Talking of Suicide, Rev is characteristically cool but also obviously deeply moved about the passing of his old comrade Alan Vega, whose long-planned ‘IT’ album, completed before he died, is being released on Fader Records to mark the anniversary of his death in July.

“I last saw Alan at The Barbican in London, which ended up being our last show together. For the last several years, we didn’t see each other except for when we met on stage. Very occasionally we would talk on the phone. The fact that we hadn’t seen each other much helped dull the blow when he died. It helps when the person you are close to is not physically in your life every day. It was different with Mari, of course. Where Mari was concerned, it was the whole nine yards of losing such a massively significant person in my life.
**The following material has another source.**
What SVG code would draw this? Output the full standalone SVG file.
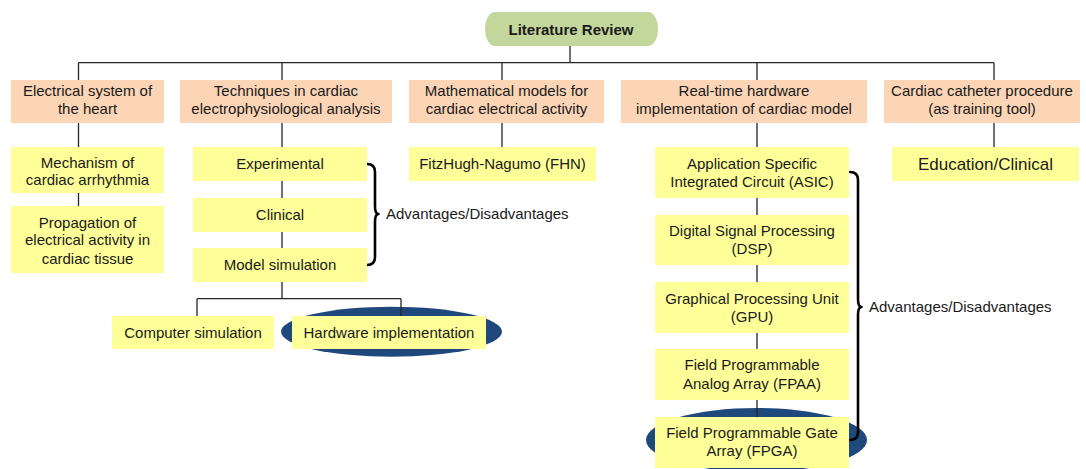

“But my roots with Alan were very real and solid, part of my coming of age as an artist from the streets. It was definitely losing a buddy. We went through some really good wars, you might say. We started from scratch and broke our way into something that was just the two of us, with all the resistance you would expect for a new entity like that, because of the nature of what we did, from what we called it, to what it sounded like. It was like him and me against the world, a struggle for survival, but a very passionate and joyous one.

“Alan is a big loss, for sure, but I’m glad that he found his way out from suffering. I disagreed with his approach to recuperation, but he did it his way and, by that point, it was really his way or the highway. I wish him the best. May he be blessed, as they say.”

Martin Rev meanwhile continues in the questing spirit that’s always marked his work, still carrying the torch for individual artistic freedom which was Suicide’s original mission. With ‘Demolition 9’, he has just taken another fearless giant step in electronically created music, and that’s the same as it ever was.